Quant à la France, qui est à l’avant-garde des pays réclamant une lutte sans merci contre l’évasion fiscale, elle n’est pas la dernière à offrir des conditions en or aux entreprises : les grands groupes, y compris français comme Total, parviennent sans difficulté à éluder totalement ou partiellement l’impôt sur les sociétés (IS) grâce à toute une série de niches… On peut en particulier citer le crédit impôt recherche (CIR) qui permet de déduire 30 % des dépenses de recherche ou encore les investissements dans les DOM-TOM qui sont de vrai paradis fiscaux. Paris ne recule pas devant les opérations ponctuelles, comme l’exonération d’impôts qui vient d’être accordée à l’UEFA sur les bénéfices (autour de 900 millions attendus) qu’elle tirera de l’Euro français de 2016.
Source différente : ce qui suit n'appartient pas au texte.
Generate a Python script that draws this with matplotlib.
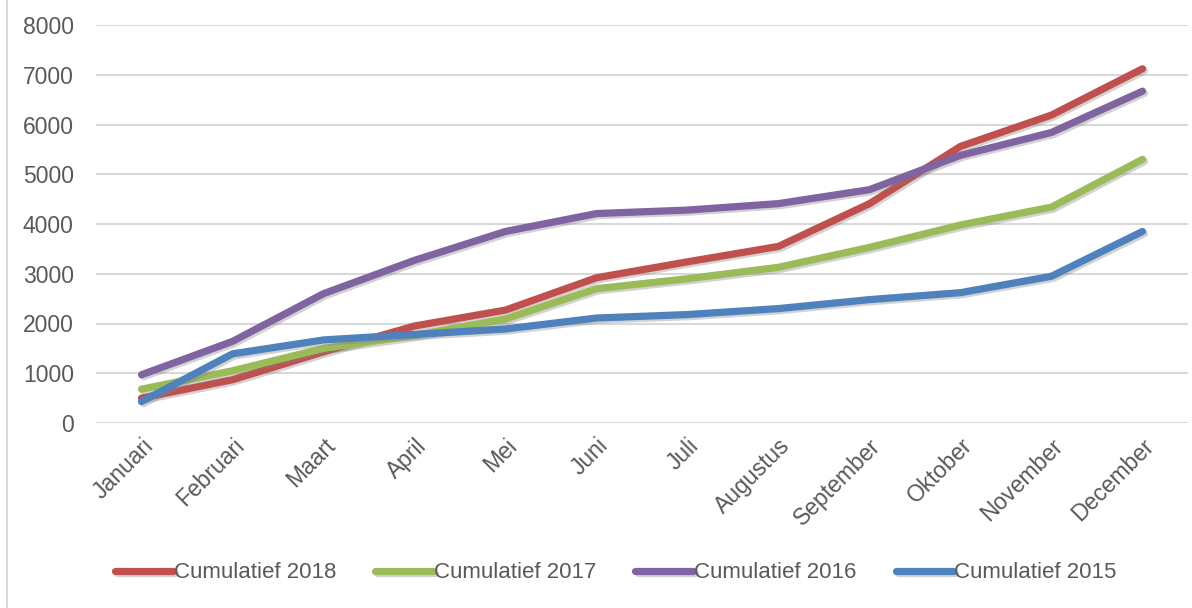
import matplotlib
matplotlib.use("Agg")
import matplotlib.pyplot as plt
import matplotlib.patheffects as pe
from matplotlib.lines import Line2D

plt.rcParams['font.family'] = ['Liberation Sans', 'DejaVu Sans']

months = ['Januari', 'Februari', 'Maart', 'April', 'Mei', 'Juni', 'Juli',
          'Augustus', 'September', 'Oktober', 'November', 'December']

cum_2018 = [500, 870, 1430, 1950, 2270, 2920, 3240, 3550, 4410, 5560, 6190, 7120]
cum_2017 = [680, 1050, 1500, 1760, 2090, 2700, 2900, 3130, 3530, 3980, 4340, 5300]
cum_2016 = [970, 1640, 2600, 3270, 3850, 4210, 4280, 4410, 4690, 5380, 5840, 6670]
cum_2015 = [430, 1390, 1670, 1780, 1890, 2110, 2180, 2300, 2480, 2620, 2950, 3850]

series = [
    ('Cumulatief 2018', cum_2018, '#C0504D'),
    ('Cumulatief 2017', cum_2017, '#9BBB59'),
    ('Cumulatief 2016', cum_2016, '#8064A2'),
    ('Cumulatief 2015', cum_2015, '#4F81BD'),
]

text_color = '#595959'
grid_color = '#D9D9D9'

fig = plt.figure(figsize=(11.92, 6.08), dpi=100)
ax = fig.add_axes([96 / 1192, 1 - 423 / 608, (1188 - 96) / 1192, (423 - 25) / 608])

x = list(range(len(months)))
shadow = [pe.SimpleLineShadow(offset=(1.5, -1.5), shadow_color='gray', alpha=0.35),
          pe.Normal()]
for label, values, color in series:
    ax.plot(x, values, color=color, lw=5.2, solid_capstyle='round',
            solid_joinstyle='round', label=label, path_effects=shadow)

ax.set_xlim(-0.5, len(months) - 0.5)
ax.set_ylim(0, 8000)
ax.set_yticks(range(0, 8001, 1000))
ax.set_xticks(x)
ax.set_xticklabels(months, rotation=45, ha='right', rotation_mode='anchor')
ax.tick_params(axis='both', length=0, labelsize=16.5, labelcolor=text_color)
ax.tick_params(axis='y', pad=16)
ax.tick_params(axis='x', pad=8)
ax.grid(axis='y', color=grid_color, lw=1.5)
ax.set_axisbelow(True)
for s in ax.spines.values():
    s.set_visible(False)

fig.legend(loc='center', bbox_to_anchor=(616 / 1192, 1 - 573 / 608), ncol=4,
           frameon=False, fontsize=16, labelcolor=text_color,
           handlelength=2.6, handletextpad=0.05, columnspacing=1.75)

# chart area border
fig.add_artist(Line2D([7.5 / 1192, 7.5 / 1192], [0, 1], color=grid_color, lw=1.5))

fig.savefig('out.png', dpi=100)
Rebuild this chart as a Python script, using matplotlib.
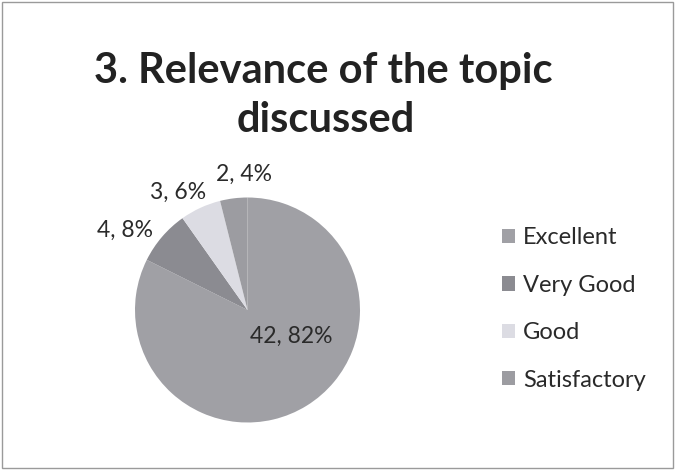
import matplotlib
matplotlib.use("Agg")
import matplotlib.pyplot as plt
import numpy as np
from matplotlib.patches import Rectangle, Patch

plt.rcParams['font.family'] = ['Lato', 'DejaVu Sans']

categories = ["Excellent", "Very Good", "Good", "Satisfactory"]
counts = [42, 4, 3, 2]
percents = [82, 8, 6, 4]
colors = ["#a0a0a5", "#8b8b91", "#dcdce3", "#9c9ca1"]
title_lines = ["3. Relevance of the topic", "discussed"]

# label positions relative to pie (radius = 1)
label_pos = [(0.39, -0.23), (-1.09, 0.71), (-0.62, 1.05), (-0.03, 1.21)]

W, H = 675, 470
fig = plt.figure(figsize=(W / 100, H / 100), dpi=100)
fig.patch.set_facecolor("white")

cx, cy, R = 247.5, 310, 112.5
half = 1.3 * R
ax = fig.add_axes([(cx - half) / W, (H - cy - half) / H, 2 * half / W, 2 * half / H])
wedges, _ = ax.pie(counts, colors=colors, startangle=90, counterclock=False,
                   radius=1.0, wedgeprops=dict(linewidth=0))
ax.set_xlim(-1.3, 1.3)
ax.set_ylim(-1.3, 1.3)
ax.set_aspect("equal")
ax.axis("off")

for (x, y), c, p in zip(label_pos, counts, percents):
    ax.text(x, y, f"{c}, {p}%", ha="center", va="center", fontsize=16.5, color="#2a2a2a")

fig.text(323 / W, 1 - 83 / H, title_lines[0], ha="center", va="baseline",
         fontsize=30, fontweight="bold", color="#222222")
fig.text(326 / W, 1 - 132 / H, title_lines[1], ha="center", va="baseline",
         fontsize=30, fontweight="bold", color="#222222")

handles = [Patch(facecolor=c, edgecolor="none") for c in colors]
leg = fig.legend(handles, categories, loc="center left",
                 bbox_to_anchor=(490 / W, 1 - 309 / H), frameon=False,
                 fontsize=17, labelspacing=1.12, handlelength=0.55, handleheight=0.55,
                 handletextpad=0.35, borderpad=0)
for t in leg.get_texts():
    t.set_color("#2a2a2a")

fig.add_artist(Rectangle((2 / W, 2 / H), 1 - 4 / W, 1 - 4 / H, transform=fig.transFigure,
                         fill=False, edgecolor="#9a9a9a", linewidth=1))

fig.savefig("out.png", dpi=100, facecolor="white")
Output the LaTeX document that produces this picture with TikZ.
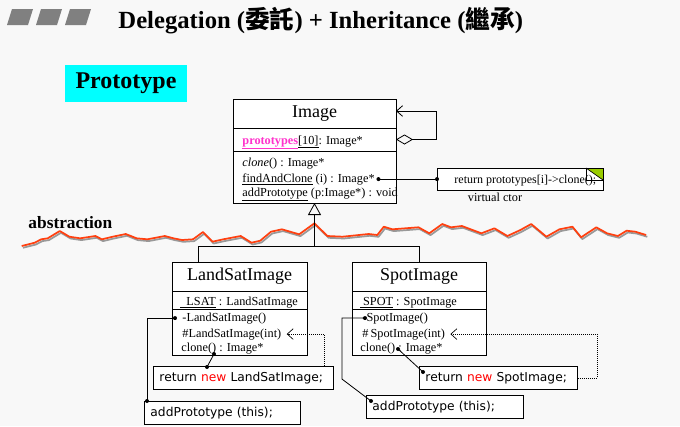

Et l’Europe dans tout ça ? Certes, les Etats lui ont donné une compétence fiscale limitée (TVA, accises, revenus de l’épargne et impôt sur les sociétés), mais ils ont pris soin de la verrouiller : tout doit se décider à l’unanimité. D’où une progression millimétrique de l’harmonisation, chacun soupçonnant l’autre de vouloir lui faire renoncer à son « avantage compétitif » tout en conservant le sien : l’harmonisation de la fiscalité des revenus de l’épargne des personnes physiques a donc mis 30 ans à voir le jour…
Dans le domaine de la fiscalité des entreprises, l’Union fait du sur-place : en 1997, les ministres des Finances se sont contenté d’adopter un simple « code de bonne conduite » (non obligatoire) afin de lutter contre la « concurrence fiscale dommageable » : il ne s’agit pas d’interdire toute concurrence, mais d’empêcher qu’elle nuise aux autres pays. Ainsi, il était recommandé de ne pas créer de facilités fiscales pour les non-résidents ou des avantages fiscaux en l’absence de toute activité économique réelle. Le Luxleaks montre qu’il est bel et bien resté lettre morte.
Au début des années 2000, la Commission a bien essayé d’aller plus loin en proposant un texte harmonisant, non pas les taux, non pas l’assiette fiscale, mais la définition de l’assiette de l’impôt sur les sociétés afin de pouvoir comparer utilement les taux. Échec. Qu’à cela ne tienne, plusieurs États, dont la France et l’Allemagne, ont proclamé qu’ils allaient lancer une coopération renforcée. Échec à nouveau. Qu’à cela ne tienne, Paris et Berlin ont annoncé, en août 2011, que l’IS serait harmonisé entre eux le 1erjanvier…2013. On attend encore.
Faire pression sur tel ou tel pays s’avère improductif : alors que l’Irlande était à genoux et n’a dû sa survie qu’à l’aide financière de la zone euro, elle a refusé de toucher à son taux d’IS de 12,5 %. Elle a seulement accepté de mettre fin, d’ici à 2020, à une disposition qui permettait aux multinationales non seulement d’éviter l’impôt, mais de le frauder (le «double irish»). Et encore, il a fallu que les États-Unis donnent de la voix.
Le seul moyen de surmonter ces blocages nationaux serait donc que les gouvernements amendant les traités – à l’unanimité – afin que la fiscalité se décide à la majorité qualifiée. On en est loin, même si le ministre des finances luxembourgeois a reconnu hier que « ce qui est légal aujourd’hui n’est peut-être plus souhaitable ou considéré comme éthiquement compatible ». En attendant, la Commission a décidé de passer par la face nord en attaquant les dispositifs d’évasion fiscale par le biais du droit de la concurrence. En effet, les distorsions de fiscalité peuvent être assimilées à des aides d’État qui, certes, ne sont interdites en soi, mais sont soigneusement encadrées. Le Luxembourg (pour Amazon et Fiat), l’Irlande (Apple) et les Pays-Bas (Starbucks) sont sur la sellette. Juridiquement osé.